Docs
Estimated time: 10 minutes
Difficulty: Intermediate

# Architecture

Estimated time: 10 minutes
Difficulty: Intermediate


LaraCoreKit is built on a modular architecture where each feature is isolated into a module with clear boundaries.


Architectural Goals

  1. Separation of concerns - Features are isolated.
  2. Scalability - Add new modules without touching core.
  3. Maintainability - Smaller, focused code areas.
  4. Reusability - Modules can be reused across projects.
  5. Testability - Module-level testing is straightforward.

High-Level Design

Application Core
├── Module Loader
├── Global Middleware
├── Shared Layouts
└── Cross-cutting Services

Feature Modules
├── Auth
├── User
├── Blog
├── Media
└── Settings

Core is intentionally minimal. Most business logic belongs in modules.
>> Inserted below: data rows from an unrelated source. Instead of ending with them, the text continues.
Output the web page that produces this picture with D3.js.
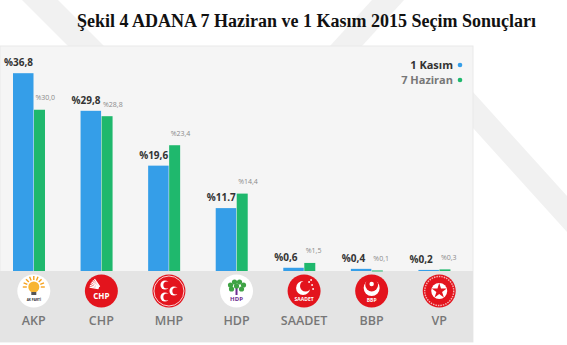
<!doctype html>
<html lang="tr">
<head>
<meta charset="UTF-8">
<title>Adana 2015</title>
<script src="https://cdn.jsdelivr.net/npm/d3@7/dist/d3.min.js"></script>
<style>
  body { margin: 0; background: #fff; }
  svg { display: block; }
</style>
</head>
<body>
<svg width="567" height="345"></svg>
<script>
// veriler
let parties = ["AKP", "CHP", "MHP", "HDP", "SAADET", "BBP", "VP"];
let kasim = [36.8, 29.8, 19.6, 11.7, 0.6, 0.4, 0.2];
let haziran = [30.0, 28.8, 23.4, 14.4, 1.5, 0.1, 0.3];
let kasimLabels = ["%36,8", "%29,8", "%19,6", "%11.7", "%0,6", "%0,4", "%0,2"];
let haziranLabels = ["%30,0", "%28,8", "%23,4", "%14,4", "%1,5", "%0,1", "%0,3"];

let blue = "#359ee8", green = "#1fb86d";
let panel = {left: 0, top: 46, right: 473, bottom: 342};
let baseY = 271;

let svg = d3.select("svg");

// silik filigran
let wm = svg.append("g").attr("fill", "#f1f1f1");
[
  [[22, 0], [58, 0], [104, 46], [68, 46]],
  [[372, 0], [404, 0], [362, 46], [330, 46]],
  [[473, 92], [473, 128], [567, 232], [567, 196]]
].forEach(p => wm.append("polygon").attr("points", p.map(d => d.join(",")).join(" ")));

svg.append("text")
    .attr("x", 77).attr("y", 27)
    .attr("font-family", "'Liberation Serif', 'Times New Roman', serif")
    .attr("font-weight", "bold").attr("font-size", 18)
    .attr("fill", "#111")
    .text("Şekil 4 ADANA 7 Haziran ve 1 Kasım 2015 Seçim Sonuçları");

svg.append("rect")
    .attr("x", panel.left).attr("y", panel.top)
    .attr("width", panel.right - panel.left).attr("height", panel.bottom - panel.top)
    .attr("fill", "#f5f5f5").attr("stroke", "#e9e9e9");
svg.append("rect")
    .attr("x", panel.left).attr("y", baseY)
    .attr("width", panel.right - panel.left).attr("height", panel.bottom - baseY)
    .attr("fill", "#e4e4e4");

let x = d3.scaleBand().domain(parties).range([panel.left, panel.right]);
let y = d3.scaleLinear().domain([0, 40]).range([baseY, 56]);

let g = svg.append("g");
let groups = g.selectAll(".grp").data(parties).enter().append("g")
    .attr("transform", d => "translate(" + x(d) + ",0)");

groups.append("rect")
    .attr("x", 13).attr("width", 20.5)
    .attr("y", (d, i) => y(kasim[i]))
    .attr("height", (d, i) => baseY - y(kasim[i]))
    .attr("fill", blue);
groups.append("rect")
    .attr("x", 34).attr("width", 11)
    .attr("y", (d, i) => y(haziran[i]))
    .attr("height", (d, i) => Math.max(1, baseY - y(haziran[i])))
    .attr("fill", green);

groups.append("text")
    .attr("x", 4)
    .attr("y", (d, i) => y(kasim[i]) - 7)
    .attr("font-family", "'Open Sans', sans-serif")
    .attr("font-weight", "bold").attr("font-size", 10)
    .attr("fill", "#333")
    .text((d, i) => kasimLabels[i]);
groups.append("text")
    .attr("x", 35.5)
    .attr("y", (d, i) => y(haziran[i]) - 9.5)
    .attr("font-family", "'Open Sans', sans-serif")
    .attr("font-size", 7)
    .attr("fill", "#8a8a8a")
    .text((d, i) => haziranLabels[i]);

groups.append("text")
    .attr("x", 33.8).attr("y", 325)
    .attr("text-anchor", "middle")
    .attr("font-family", "'Open Sans', sans-serif")
    .attr("font-weight", 600).attr("font-size", 12.5)
    .attr("fill", "#777")
    .text(d => d);

// logolar
let red = "#e3141d";
let logoY = 291, R = 16.5;
groups.each(function (d) {
    let lg = d3.select(this).append("g").attr("transform", "translate(33.8," + logoY + ")");
    let white = (d === "AKP" || d === "HDP");
    lg.append("circle").attr("r", R).attr("fill", white ? "#fff" : red);
    let tiny = (t, yy, fs, col) => lg.append("text").attr("y", yy).attr("text-anchor", "middle")
        .attr("font-family", "'Open Sans', sans-serif").attr("font-weight", "bold")
        .attr("font-size", fs).attr("fill", col).text(t);
    let crescent = (cx, cy, r, dx, dy, bg) => {
        lg.append("circle").attr("cx", cx).attr("cy", cy).attr("r", r).attr("fill", "#fff");
        lg.append("circle").attr("cx", cx + dx).attr("cy", cy + dy).attr("r", r * 0.8).attr("fill", bg);
    };
    if (d === "AKP") {
        for (let k = 0; k < 9; k++) {
            let a = -Math.PI + k * Math.PI / 8;
            lg.append("line").attr("x1", Math.cos(a) * 7).attr("y1", -4 + Math.sin(a) * 7)
                .attr("x2", Math.cos(a) * 11).attr("y2", -4 + Math.sin(a) * 11)
                .attr("stroke", "#f6a21d").attr("stroke-width", 1.4);
        }
        lg.append("circle").attr("cy", -4).attr("r", 5.5).attr("fill", "#f8b531");
        lg.append("rect").attr("x", -2.5).attr("y", 1).attr("width", 5).attr("height", 3).attr("fill", "#555");
        tiny("AK PARTİ", 10, 3.2, "#333");
    } else if (d === "CHP") {
        for (let k = 0; k < 6; k++) {
            let a = -Math.PI * 0.95 + k * 0.16;
            lg.append("line").attr("x1", Math.cos(a) * 3).attr("y1", -2 + Math.sin(a) * 3)
                .attr("x2", Math.cos(a) * 12).attr("y2", -2 + Math.sin(a) * 12)
                .attr("stroke", "#fff").attr("stroke-width", 1.3);
        }
        tiny("CHP", 8, 8, "#fff");
    } else if (d === "MHP") {
        lg.append("circle").attr("r", R - 1.5).attr("fill", "none").attr("stroke", "#fff").attr("stroke-width", 0.8);
        crescent(-4, -6, 4.5, 2, 0, red);
        crescent(-4, 6, 4.5, 2, 0, red);
        crescent(5, 0, 4.5, 2, 0, red);
    } else if (d === "HDP") {
        lg.append("rect").attr("x", -1).attr("y", -3).attr("width", 2).attr("height", 7).attr("fill", "#6d2d8e");
        [[-6, -6], [-2, -9], [3, -9], [7, -6], [-5, -2], [0, -5], [5, -2]].forEach(p =>
            lg.append("circle").attr("cx", p[0]).attr("cy", p[1]).attr("r", 2.6).attr("fill", "#3fa345"));
        tiny("HDP", 10, 6, "#6d2d8e");
    } else if (d === "SAADET") {
        crescent(-1, -3, 7, 2.5, -2, red);
        [[5, -9], [8, -6], [7, -11], [9, -2]].forEach(p =>
            lg.append("circle").attr("cx", p[0]).attr("cy", p[1]).attr("r", 0.9).attr("fill", "#fff"));
        tiny("SAADET", 10, 5, "#fff");
    } else if (d === "BBP") {
        crescent(0, -3, 8, 0, -3, red);
        lg.append("circle").attr("cx", 0).attr("cy", -7).attr("r", 2.2).attr("fill", "#fff");
        tiny("BBP", 11, 5, "#fff");
    } else if (d === "VP") {
        lg.append("circle").attr("r", R - 2).attr("fill", "none").attr("stroke", "#f5b5b5")
            .attr("stroke-width", 1.4).attr("stroke-dasharray", "1.5,1");
        lg.append("circle").attr("r", 8).attr("fill", "#fff");
        lg.append("path").attr("d", d3.symbol(d3.symbolStar, 70)()).attr("fill", red);
    }
});

// lejant
let legend = [["1 Kasım", blue, "#333"], ["7 Haziran", green, "#777"]];
legend.forEach((l, i) => {
    svg.append("text")
        .attr("x", 453).attr("y", 69 + i * 15)
        .attr("text-anchor", "end")
        .attr("font-family", "'Open Sans', sans-serif")
        .attr("font-weight", "bold").attr("font-size", 11)
        .attr("fill", l[2]).text(l[0]);
    svg.append("circle").attr("cx", 460).attr("cy", 65 + i * 15).attr("r", 2.3).attr("fill", l[1]);
});
</script>
</body>
</html>
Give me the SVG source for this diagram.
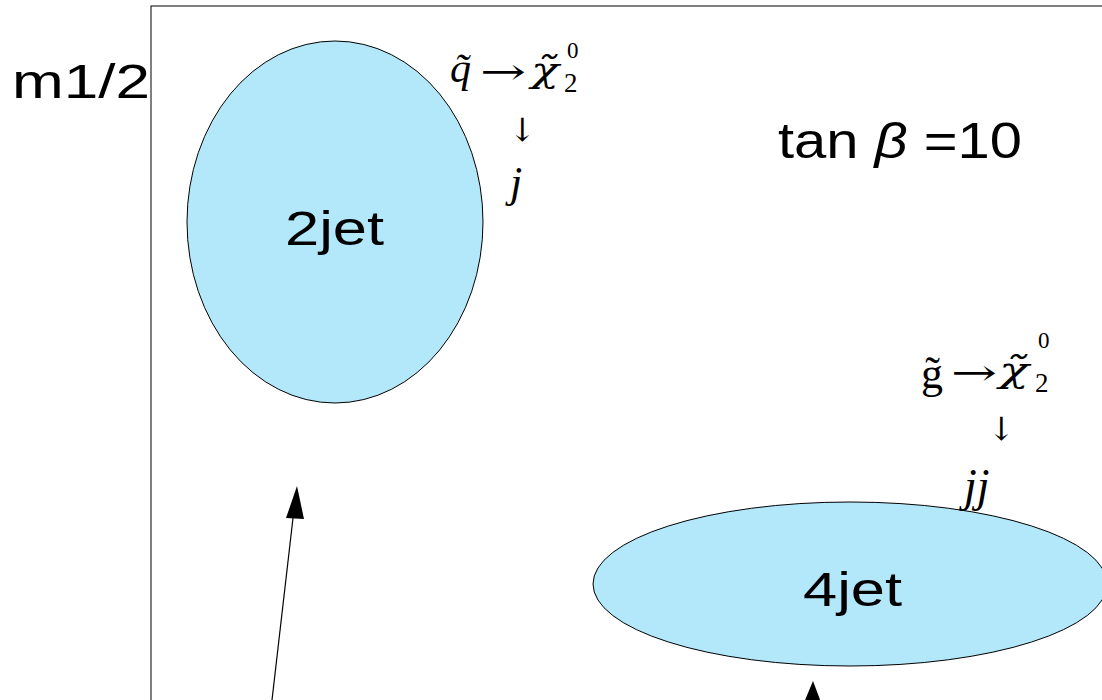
<svg xmlns="http://www.w3.org/2000/svg" width="1102" height="700" viewBox="0 0 1102 700">
<defs>
<style>
.sans{font-family:"Liberation Sans",Arial,sans-serif;fill:#000}
.serif{font-family:"Liberation Serif","Times New Roman",serif;fill:#000}
.sym{font-family:"DejaVu Serif",serif;fill:#000}
.it{font-style:italic}
.blob{fill:#b3e8fb;stroke:#000;stroke-width:1}
</style>
</defs>
<rect width="1102" height="700" fill="#fff"/>
<rect x="151" y="6" width="1000" height="760" fill="none" stroke="#000" stroke-width="1"/>
<text class="sans" x="12" y="98" font-size="48" textLength="138" lengthAdjust="spacingAndGlyphs">m1/2</text>
<g id="n2jet">
<ellipse class="blob" cx="335" cy="222" rx="148" ry="181"/>
<text class="sans" x="285" y="245" font-size="48" textLength="99" lengthAdjust="spacingAndGlyphs">2jet</text>
</g>
<g id="n4jet">
<ellipse class="blob" cx="850" cy="584" rx="257" ry="82"/>
<text class="sans" x="803" y="606" font-size="48" textLength="99" lengthAdjust="spacingAndGlyphs">4jet</text>
</g>
<g id="tanb">
<text class="sans" x="778" y="158" font-size="50" textLength="244" lengthAdjust="spacingAndGlyphs">tan <tspan class="it">β</tspan> =10</text>
</g>
<g id="f1">
<text class="serif it" x="450" y="82" font-size="42">q̃</text>
<text class="sym" x="480" y="84" font-size="36" textLength="46" lengthAdjust="spacingAndGlyphs">→</text>
<text class="sym it" x="531" y="82" font-size="36" textLength="28" lengthAdjust="spacingAndGlyphs">χ̃</text>
<text class="serif" x="564" y="92" font-size="27">2</text>
<text class="serif" x="567" y="58" font-size="23">0</text>
<text class="sym" x="509" y="141" font-size="32">↓</text>
<text class="serif it" x="510" y="197" font-size="44">j</text>
</g>
<g id="f2">
<text class="serif" x="921" y="388" font-size="44">g̃</text>
<text class="sym" x="951" y="385" font-size="36" textLength="46" lengthAdjust="spacingAndGlyphs">→</text>
<text class="sym it" x="999" y="382" font-size="36" textLength="30" lengthAdjust="spacingAndGlyphs">χ̃</text>
<text class="serif" x="1035" y="392" font-size="27">2</text>
<text class="serif" x="1038" y="348" font-size="23">0</text>
<text class="sym" x="988" y="440" font-size="32">↓</text>
<text class="serif it" x="964" y="501" font-size="46">jj</text>
</g>
<g id="connectors" stroke="#000" stroke-width="1.2">
<line x1="272" y1="700" x2="293" y2="518"/>
<polygon points="297,486 286,518 304,519" fill="#000" stroke="none"/>
<polygon points="813,681 803,705 822,705" fill="#000" stroke="none"/>
</g>
</svg>
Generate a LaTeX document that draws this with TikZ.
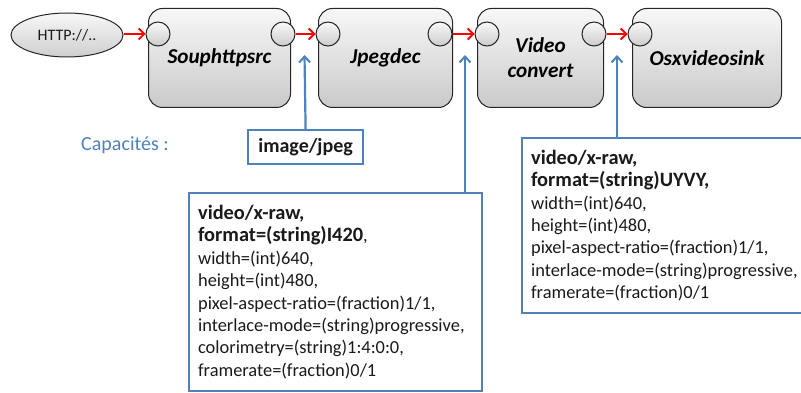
\documentclass[tikz,border=0pt]{standalone}
\usepackage{fontspec}
\setmainfont{Carlito}
\usetikzlibrary{arrows.meta,shapes.geometric}
\definecolor{capblue}{HTML}{4F81BD}
\definecolor{txt}{HTML}{1A1A1A}
\begin{document}
\begin{tikzpicture}[x=1pt,y=-1pt,
  elem/.style={draw=black!85, line width=1pt, rounded corners=14pt,
    top color=gray!6, bottom color=gray!42, anchor=north west, inner sep=0pt,
    minimum height=99pt, align=center,
    font=\fontsize{21.2}{25}\selectfont\bfseries\itshape},
  port/.style={circle, draw=black!85, line width=1pt, minimum size=24pt,
    inner sep=0pt, top color=gray!5, bottom color=gray!40},
  flow/.style={red, line width=1.9pt, -{Straight Barb[length=5.5pt,width=11pt,line width=1.9pt]}},
  capline/.style={capblue, line width=2.2pt, -{Straight Barb[length=6pt,width=11pt,line width=2pt]}},
  capbox/.style={draw=capblue, line width=2.2pt, fill=white, anchor=north west,
    text=txt},
  rawbox/.style={capbox, align=left, inner xsep=9pt, inner ysep=0pt,
    text width=275pt, font=\fontsize{18.4}{22.4}\selectfont}
]
\useasboundingbox (0,0) rectangle (801,393);
\clip (0,0) rectangle (801,393);

% source ellipse
\node[ellipse, draw=black!85, line width=1pt, minimum width=112pt, minimum height=44pt,
  top color=gray!6, bottom color=gray!38, inner sep=0pt,
  font=\fontsize{16}{19}\selectfont, text=txt] (http) at (67,35) {HTTP://..};

% elements
\node[elem, minimum width=142pt] (soup) at (148,8) {Souphttpsrc};
\node[elem, minimum width=134pt] (jpeg) at (318,8) {Jpegdec};
\node[elem, minimum width=126pt] (conv) at (477,8) {Video\\convert};
\node[elem, minimum width=149pt] (sink) at (632,8) {Osxvideosink};

% ports
\node[port] (soupin)  at (158,34) {};
\node[port] (soupout) at (283,34) {};
\node[port] (jpegin)  at (328,34) {};
\node[port] (jpegout) at (440,34) {};
\node[port] (convin)  at (487,34) {};
\node[port] (convout) at (594,34) {};
\node[port] (sinkin)  at (640,34) {};

% flow arrows
\draw[flow] (http.east |- soupin) -- (soupin.west);
\draw[flow] (soupout.east) -- (jpegin.west);
\draw[flow] (jpegout.east) -- (convin.west);
\draw[flow] (convout.east) -- (sinkin.west);

% capabilities
\node[text=capblue, font=\fontsize{20}{23}\selectfont] (caplabel) at (125,145) {Capacités :};

\node[capbox, minimum width=115pt, minimum height=34pt, inner sep=0pt,
  font=\fontsize{20}{24}\selectfont\bfseries] (jpg) at (247,129) {image/jpeg};

\node[rawbox, minimum height=198pt] (raw1) at (188,192) {%
{\fontsize{20.4}{22.4}\selectfont\bfseries video/x-raw,}\\
{\fontsize{20.4}{22.4}\selectfont\bfseries format=(string)I420},\\
width=(int)640,\\
height=(int)480,\\
pixel-aspect-ratio=(fraction)1/1,\\
interlace-mode=(string)progressive,\\
colorimetry=(string)1:4:0:0,\\
framerate=(fraction)0/1};

\node[rawbox, minimum height=175pt] (raw2) at (521,137) {%
{\fontsize{20.4}{22.4}\selectfont\bfseries video/x-raw,}\\
{\fontsize{20.4}{22.4}\selectfont\bfseries format=(string)UYVY,}\\
width=(int)640,\\
height=(int)480,\\
pixel-aspect-ratio=(fraction)1/1,\\
interlace-mode=(string)progressive,\\
framerate=(fraction)0/1};

\coordinate (tip1) at (304.5,55);
\coordinate (tip2) at (465,55);
\coordinate (tip3) at (617,55);
\draw[capline] (jpg.north) -- (tip1);
\draw[capline] (raw1.north -| tip2) -- (tip2);
\draw[capline] (raw2.north -| tip3) -- (tip3);
\end{tikzpicture}
\end{document}
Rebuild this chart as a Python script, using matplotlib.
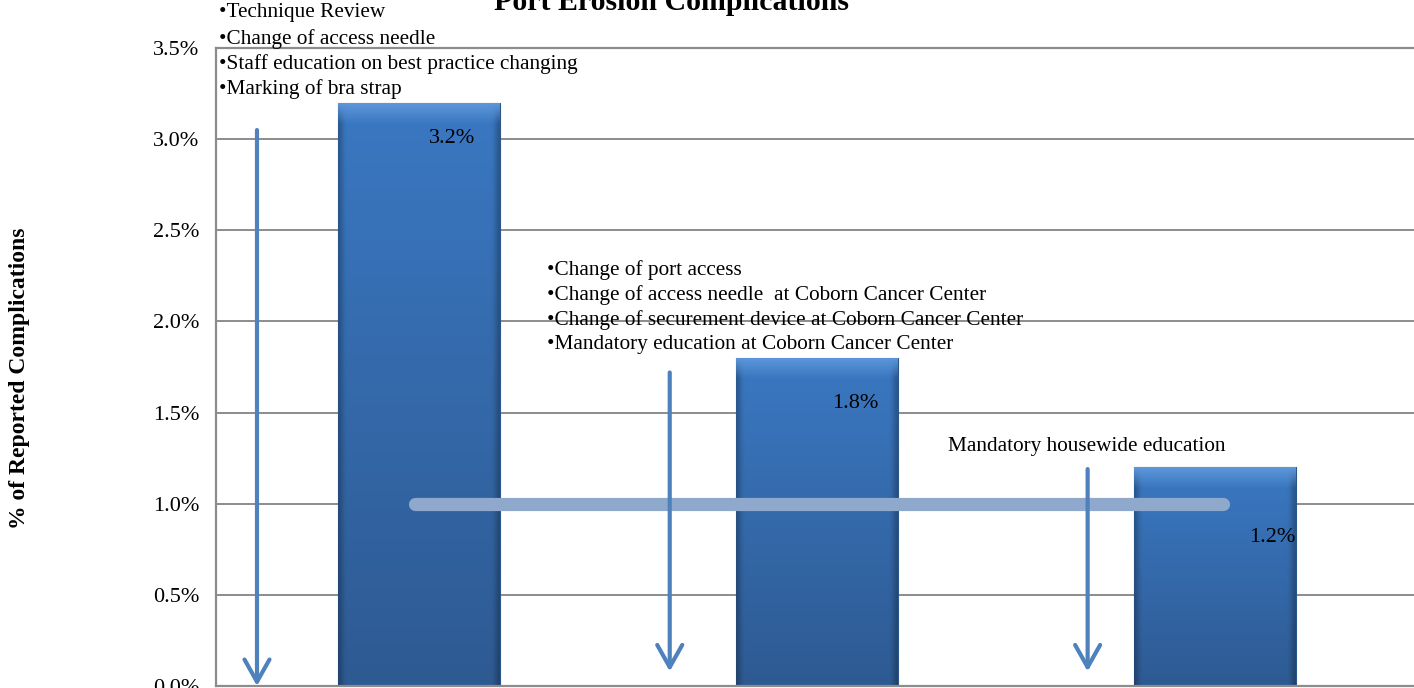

Request Lifecycle (Simplified)

  1. Request enters Laravel HTTP kernel.
  2. Global middleware runs.
  3. Routes resolve (core + module routes).
  4. Controller/Livewire from module executes.
  5. View or JSON response is returned.

Layering Strategy

Core Layer

  • Boots module system
  • Provides shared helpers/layouts
  • Coordinates application-level concerns

Module Layer

Each module owns:

  • Domain models
  • Routes/controllers/livewire
  • Admin resources
  • Migrations/seeders
  • Views/translations

Infrastructure Layer

  • Database, cache, queue, mail
  • Filesystem/media
  • External services

Why This Works Well

  • Teams can work in parallel by module.
  • New features are additive, not invasive.
  • Refactoring one feature has minimal side effects.
  • Optional modules can be distributed as packages.

Design Principles

  1. Keep app/ small and framework-centric.
  2. Keep feature code inside modules/{Feature}.
  3. Prefer explicit module contracts over hidden coupling.
  4. Avoid cross-module direct DB assumptions when possible.
  5. Use events/services for looser integration.

Typical Data Flow

Example: creating a blog post

  1. Authenticated user submits form.
  2. Blog module validates request.
  3. Blog model persists translated fields.
  4. Permission checks use shared RBAC system.
  5. Optional media attachments via Media module.
  6. Response returns to frontend/admin.

Trade-offs

Benefits

  • Better structure for medium/large apps.
  • Faster feature onboarding.
  • Cleaner ownership boundaries.

Costs

  • Slightly more setup for new modules.
  • Requires consistent conventions.
  • Developers must understand module boot process.